TO DO
Your task is to copy the listing exactly, with the pictures left out.

* BEGIN *

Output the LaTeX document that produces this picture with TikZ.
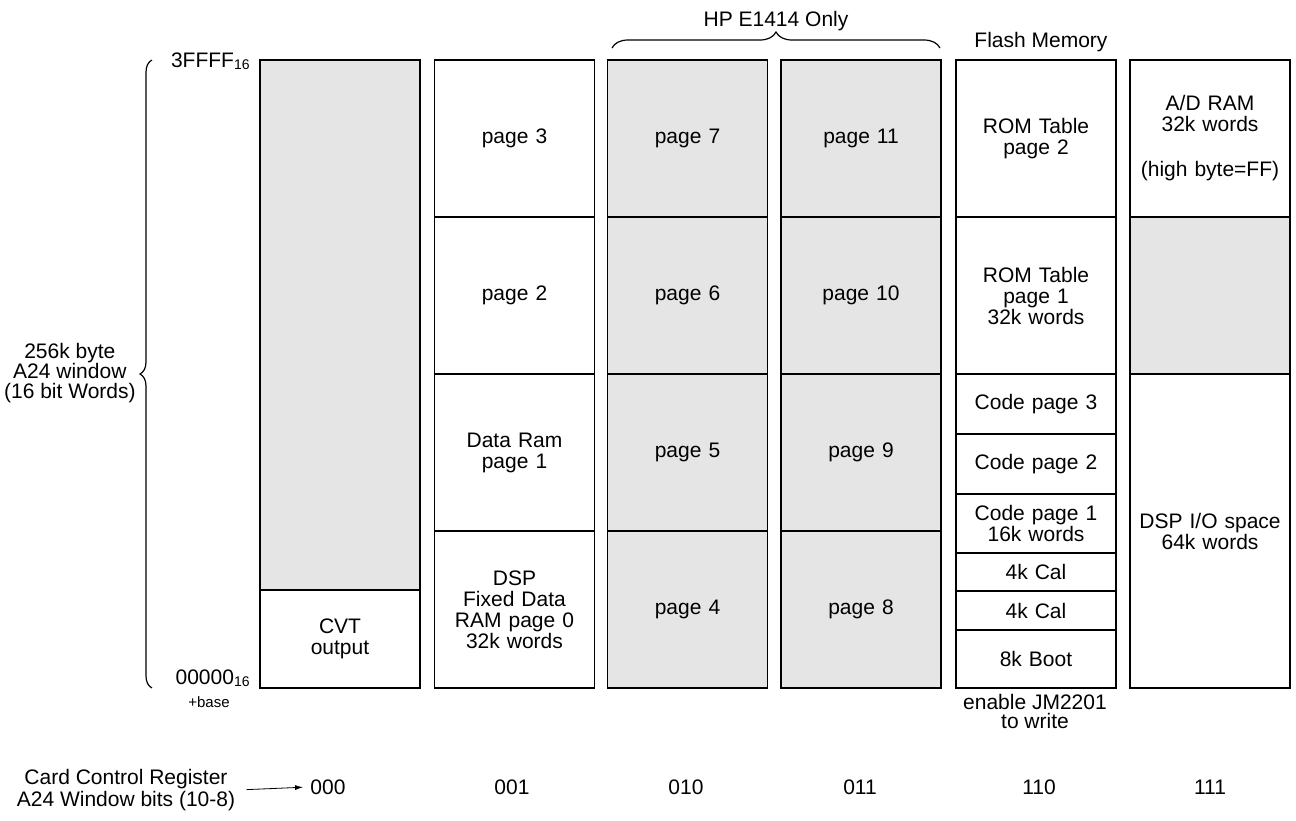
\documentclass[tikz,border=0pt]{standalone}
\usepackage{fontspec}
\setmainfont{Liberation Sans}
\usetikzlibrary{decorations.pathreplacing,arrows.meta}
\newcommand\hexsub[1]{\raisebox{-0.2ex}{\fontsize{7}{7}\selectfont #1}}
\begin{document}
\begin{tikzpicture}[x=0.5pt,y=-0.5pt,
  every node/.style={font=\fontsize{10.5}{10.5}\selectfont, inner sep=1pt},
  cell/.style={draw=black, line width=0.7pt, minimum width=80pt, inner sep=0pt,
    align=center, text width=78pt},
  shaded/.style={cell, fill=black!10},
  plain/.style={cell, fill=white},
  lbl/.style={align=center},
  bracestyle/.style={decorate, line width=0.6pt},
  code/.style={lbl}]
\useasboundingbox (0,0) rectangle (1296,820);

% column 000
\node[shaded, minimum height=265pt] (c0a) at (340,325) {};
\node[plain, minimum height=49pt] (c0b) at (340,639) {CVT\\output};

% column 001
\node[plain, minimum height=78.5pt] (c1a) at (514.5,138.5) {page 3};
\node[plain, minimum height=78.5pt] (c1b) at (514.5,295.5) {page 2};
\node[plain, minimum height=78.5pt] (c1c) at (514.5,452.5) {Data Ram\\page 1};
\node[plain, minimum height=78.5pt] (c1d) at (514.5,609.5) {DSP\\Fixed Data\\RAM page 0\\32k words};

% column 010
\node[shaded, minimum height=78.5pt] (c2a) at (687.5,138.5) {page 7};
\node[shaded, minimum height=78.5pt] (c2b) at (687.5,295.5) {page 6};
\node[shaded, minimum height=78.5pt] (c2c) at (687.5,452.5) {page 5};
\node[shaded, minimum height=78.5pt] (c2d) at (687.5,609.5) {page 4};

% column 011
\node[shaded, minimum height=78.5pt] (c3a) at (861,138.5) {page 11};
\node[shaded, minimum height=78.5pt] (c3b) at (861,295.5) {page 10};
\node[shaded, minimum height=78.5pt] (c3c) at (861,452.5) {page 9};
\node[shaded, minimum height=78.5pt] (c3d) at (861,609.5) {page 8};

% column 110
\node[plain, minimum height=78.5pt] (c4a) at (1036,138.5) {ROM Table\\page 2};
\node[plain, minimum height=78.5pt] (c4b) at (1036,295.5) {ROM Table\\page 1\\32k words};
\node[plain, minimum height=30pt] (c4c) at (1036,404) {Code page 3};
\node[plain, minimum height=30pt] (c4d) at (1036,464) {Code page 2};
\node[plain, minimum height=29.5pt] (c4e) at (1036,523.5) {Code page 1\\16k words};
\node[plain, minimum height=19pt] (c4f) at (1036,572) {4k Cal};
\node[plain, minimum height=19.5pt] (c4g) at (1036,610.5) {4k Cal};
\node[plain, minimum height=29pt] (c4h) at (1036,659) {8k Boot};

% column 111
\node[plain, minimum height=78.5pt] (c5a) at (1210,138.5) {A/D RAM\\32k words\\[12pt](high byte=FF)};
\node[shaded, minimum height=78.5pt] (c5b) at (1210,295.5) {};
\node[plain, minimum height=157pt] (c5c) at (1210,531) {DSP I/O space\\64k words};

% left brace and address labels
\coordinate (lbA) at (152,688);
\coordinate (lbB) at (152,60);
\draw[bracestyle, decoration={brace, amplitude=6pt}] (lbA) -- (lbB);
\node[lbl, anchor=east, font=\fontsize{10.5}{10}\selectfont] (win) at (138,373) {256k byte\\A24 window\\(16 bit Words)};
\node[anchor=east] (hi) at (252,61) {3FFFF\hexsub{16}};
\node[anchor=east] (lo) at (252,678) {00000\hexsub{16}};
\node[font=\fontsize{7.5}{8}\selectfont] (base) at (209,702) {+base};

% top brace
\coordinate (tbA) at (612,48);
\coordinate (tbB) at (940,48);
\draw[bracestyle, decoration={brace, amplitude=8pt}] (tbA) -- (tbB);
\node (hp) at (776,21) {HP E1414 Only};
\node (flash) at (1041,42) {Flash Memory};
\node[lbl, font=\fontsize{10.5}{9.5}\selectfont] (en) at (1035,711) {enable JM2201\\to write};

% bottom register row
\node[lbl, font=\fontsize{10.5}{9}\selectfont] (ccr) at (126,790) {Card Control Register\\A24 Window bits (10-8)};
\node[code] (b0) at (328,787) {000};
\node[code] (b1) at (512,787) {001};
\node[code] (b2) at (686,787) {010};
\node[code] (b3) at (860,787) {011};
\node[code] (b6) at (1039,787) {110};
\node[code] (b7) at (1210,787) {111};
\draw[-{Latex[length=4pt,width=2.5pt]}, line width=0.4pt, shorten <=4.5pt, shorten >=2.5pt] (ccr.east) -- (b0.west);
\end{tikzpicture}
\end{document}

* END *

EXERCISE RESULT
Output the LaTeX document that produces this picture with TikZ.
\documentclass[tikz,border=0pt]{standalone}
\usepackage{fontspec}
\setmainfont{Liberation Sans}
\usetikzlibrary{decorations.pathreplacing,arrows.meta}
\newcommand\hexsub[1]{\raisebox{-0.2ex}{\fontsize{7}{7}\selectfont #1}}
\begin{document}
\begin{tikzpicture}[x=0.5pt,y=-0.5pt,
  every node/.style={font=\fontsize{10.5}{10.5}\selectfont, inner sep=1pt},
  cell/.style={draw=black, line width=0.7pt, minimum width=80pt, inner sep=0pt,
    align=center, text width=78pt},
  shaded/.style={cell, fill=black!10},
  plain/.style={cell, fill=white},
  lbl/.style={align=center},
  bracestyle/.style={decorate, line width=0.6pt},
  code/.style={lbl}]
\useasboundingbox (0,0) rectangle (1296,820);

% column 000
\node[shaded, minimum height=265pt] (c0a) at (340,325) {};
\node[plain, minimum height=49pt] (c0b) at (340,639) {CVT\\output};

% column 001
\node[plain, minimum height=78.5pt] (c1a) at (514.5,138.5) {page 3};
\node[plain, minimum height=78.5pt] (c1b) at (514.5,295.5) {page 2};
\node[plain, minimum height=78.5pt] (c1c) at (514.5,452.5) {Data Ram\\page 1};
\node[plain, minimum height=78.5pt] (c1d) at (514.5,609.5) {DSP\\Fixed Data\\RAM page 0\\32k words};

% column 010
\node[shaded, minimum height=78.5pt] (c2a) at (687.5,138.5) {page 7};
\node[shaded, minimum height=78.5pt] (c2b) at (687.5,295.5) {page 6};
\node[shaded, minimum height=78.5pt] (c2c) at (687.5,452.5) {page 5};
\node[shaded, minimum height=78.5pt] (c2d) at (687.5,609.5) {page 4};

% column 011
\node[shaded, minimum height=78.5pt] (c3a) at (861,138.5) {page 11};
\node[shaded, minimum height=78.5pt] (c3b) at (861,295.5) {page 10};
\node[shaded, minimum height=78.5pt] (c3c) at (861,452.5) {page 9};
\node[shaded, minimum height=78.5pt] (c3d) at (861,609.5) {page 8};

% column 110
\node[plain, minimum height=78.5pt] (c4a) at (1036,138.5) {ROM Table\\page 2};
\node[plain, minimum height=78.5pt] (c4b) at (1036,295.5) {ROM Table\\page 1\\32k words};
\node[plain, minimum height=30pt] (c4c) at (1036,404) {Code page 3};
\node[plain, minimum height=30pt] (c4d) at (1036,464) {Code page 2};
\node[plain, minimum height=29.5pt] (c4e) at (1036,523.5) {Code page 1\\16k words};
\node[plain, minimum height=19pt] (c4f) at (1036,572) {4k Cal};
\node[plain, minimum height=19.5pt] (c4g) at (1036,610.5) {4k Cal};
\node[plain, minimum height=29pt] (c4h) at (1036,659) {8k Boot};

% column 111
\node[plain, minimum height=78.5pt] (c5a) at (1210,138.5) {A/D RAM\\32k words\\[12pt](high byte=FF)};
\node[shaded, minimum height=78.5pt] (c5b) at (1210,295.5) {};
\node[plain, minimum height=157pt] (c5c) at (1210,531) {DSP I/O space\\64k words};

% left brace and address labels
\coordinate (lbA) at (152,688);
\coordinate (lbB) at (152,60);
\draw[bracestyle, decoration={brace, amplitude=6pt}] (lbA) -- (lbB);
\node[lbl, anchor=east, font=\fontsize{10.5}{10}\selectfont] (win) at (138,373) {256k byte\\A24 window\\(16 bit Words)};
\node[anchor=east] (hi) at (252,61) {3FFFF\hexsub{16}};
\node[anchor=east] (lo) at (252,678) {00000\hexsub{16}};
\node[font=\fontsize{7.5}{8}\selectfont] (base) at (209,702) {+base};

% top brace
\coordinate (tbA) at (612,48);
\coordinate (tbB) at (940,48);
\draw[bracestyle, decoration={brace, amplitude=8pt}] (tbA) -- (tbB);
\node (hp) at (776,21) {HP E1414 Only};
\node (flash) at (1041,42) {Flash Memory};
\node[lbl, font=\fontsize{10.5}{9.5}\selectfont] (en) at (1035,711) {enable JM2201\\to write};

% bottom register row
\node[lbl, font=\fontsize{10.5}{9}\selectfont] (ccr) at (126,790) {Card Control Register\\A24 Window bits (10-8)};
\node[code] (b0) at (328,787) {000};
\node[code] (b1) at (512,787) {001};
\node[code] (b2) at (686,787) {010};
\node[code] (b3) at (860,787) {011};
\node[code] (b6) at (1039,787) {110};
\node[code] (b7) at (1210,787) {111};
\draw[-{Latex[length=4pt,width=2.5pt]}, line width=0.4pt, shorten <=4.5pt, shorten >=2.5pt] (ccr.east) -- (b0.west);
\end{tikzpicture}
\end{document}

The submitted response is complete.